WHAT IS EXPECTED => Retype the opening lines of the listing below, ending with the line that contains "const xTicks = months.map((m, i) => i);", and leave out any pictures.

RECORDED INFORMATION =>
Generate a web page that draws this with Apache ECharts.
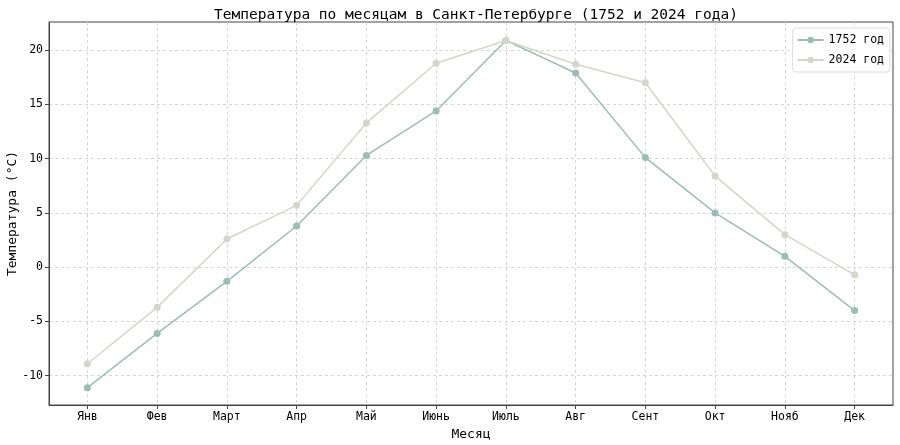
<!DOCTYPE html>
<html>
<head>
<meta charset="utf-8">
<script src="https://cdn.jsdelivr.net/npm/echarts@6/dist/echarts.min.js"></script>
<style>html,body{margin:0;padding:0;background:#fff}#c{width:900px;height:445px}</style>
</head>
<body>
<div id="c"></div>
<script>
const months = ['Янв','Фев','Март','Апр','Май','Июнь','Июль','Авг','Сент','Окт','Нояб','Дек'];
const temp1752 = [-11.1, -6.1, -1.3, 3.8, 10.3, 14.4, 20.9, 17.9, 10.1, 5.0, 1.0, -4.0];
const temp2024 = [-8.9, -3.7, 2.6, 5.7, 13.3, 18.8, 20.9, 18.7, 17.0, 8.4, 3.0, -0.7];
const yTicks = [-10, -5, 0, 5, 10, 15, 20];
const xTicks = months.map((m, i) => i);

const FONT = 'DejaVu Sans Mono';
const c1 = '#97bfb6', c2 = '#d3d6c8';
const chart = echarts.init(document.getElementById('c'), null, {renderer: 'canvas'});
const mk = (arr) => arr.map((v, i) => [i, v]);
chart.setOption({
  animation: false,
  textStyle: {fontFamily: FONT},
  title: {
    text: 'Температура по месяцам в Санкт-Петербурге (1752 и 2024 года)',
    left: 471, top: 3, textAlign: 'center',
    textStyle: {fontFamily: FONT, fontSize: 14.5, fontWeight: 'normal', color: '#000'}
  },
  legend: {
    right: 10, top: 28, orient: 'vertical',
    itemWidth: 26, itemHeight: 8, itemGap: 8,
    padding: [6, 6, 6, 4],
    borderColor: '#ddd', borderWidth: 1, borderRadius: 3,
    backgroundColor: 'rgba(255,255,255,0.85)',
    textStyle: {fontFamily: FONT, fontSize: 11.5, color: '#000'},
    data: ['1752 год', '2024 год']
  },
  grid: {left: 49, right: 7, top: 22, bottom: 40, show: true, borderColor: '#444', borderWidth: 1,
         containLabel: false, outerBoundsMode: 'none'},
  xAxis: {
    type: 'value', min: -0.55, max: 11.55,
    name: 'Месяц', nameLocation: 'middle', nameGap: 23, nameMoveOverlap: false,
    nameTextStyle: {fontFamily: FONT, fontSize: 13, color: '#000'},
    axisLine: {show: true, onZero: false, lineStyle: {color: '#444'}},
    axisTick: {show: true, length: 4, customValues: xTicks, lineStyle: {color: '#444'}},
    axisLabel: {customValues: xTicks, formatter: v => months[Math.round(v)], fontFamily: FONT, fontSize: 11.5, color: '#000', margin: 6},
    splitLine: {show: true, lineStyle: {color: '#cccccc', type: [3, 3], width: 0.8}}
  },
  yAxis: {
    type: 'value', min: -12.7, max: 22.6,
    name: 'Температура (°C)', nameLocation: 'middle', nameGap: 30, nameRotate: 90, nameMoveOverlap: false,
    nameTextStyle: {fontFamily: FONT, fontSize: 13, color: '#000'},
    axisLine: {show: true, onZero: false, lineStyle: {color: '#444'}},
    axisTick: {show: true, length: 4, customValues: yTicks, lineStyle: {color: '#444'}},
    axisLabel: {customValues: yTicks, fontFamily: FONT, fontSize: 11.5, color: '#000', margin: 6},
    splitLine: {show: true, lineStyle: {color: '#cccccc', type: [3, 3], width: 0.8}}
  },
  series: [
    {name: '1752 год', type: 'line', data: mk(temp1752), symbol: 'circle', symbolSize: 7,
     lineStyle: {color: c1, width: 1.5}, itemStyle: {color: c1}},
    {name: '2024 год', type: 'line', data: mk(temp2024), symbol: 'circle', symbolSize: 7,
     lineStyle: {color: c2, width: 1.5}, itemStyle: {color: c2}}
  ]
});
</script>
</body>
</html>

ANSWER TO THIS EXERCISE =>
Generate a web page that draws this with Apache ECharts.
<!DOCTYPE html>
<html>
<head>
<meta charset="utf-8">
<script src="https://cdn.jsdelivr.net/npm/echarts@6/dist/echarts.min.js"></script>
<style>html,body{margin:0;padding:0;background:#fff}#c{width:900px;height:445px}</style>
</head>
<body>
<div id="c"></div>
<script>
const months = ['Янв','Фев','Март','Апр','Май','Июнь','Июль','Авг','Сент','Окт','Нояб','Дек'];
const temp1752 = [-11.1, -6.1, -1.3, 3.8, 10.3, 14.4, 20.9, 17.9, 10.1, 5.0, 1.0, -4.0];
const temp2024 = [-8.9, -3.7, 2.6, 5.7, 13.3, 18.8, 20.9, 18.7, 17.0, 8.4, 3.0, -0.7];
const yTicks = [-10, -5, 0, 5, 10, 15, 20];
const xTicks = months.map((m, i) => i);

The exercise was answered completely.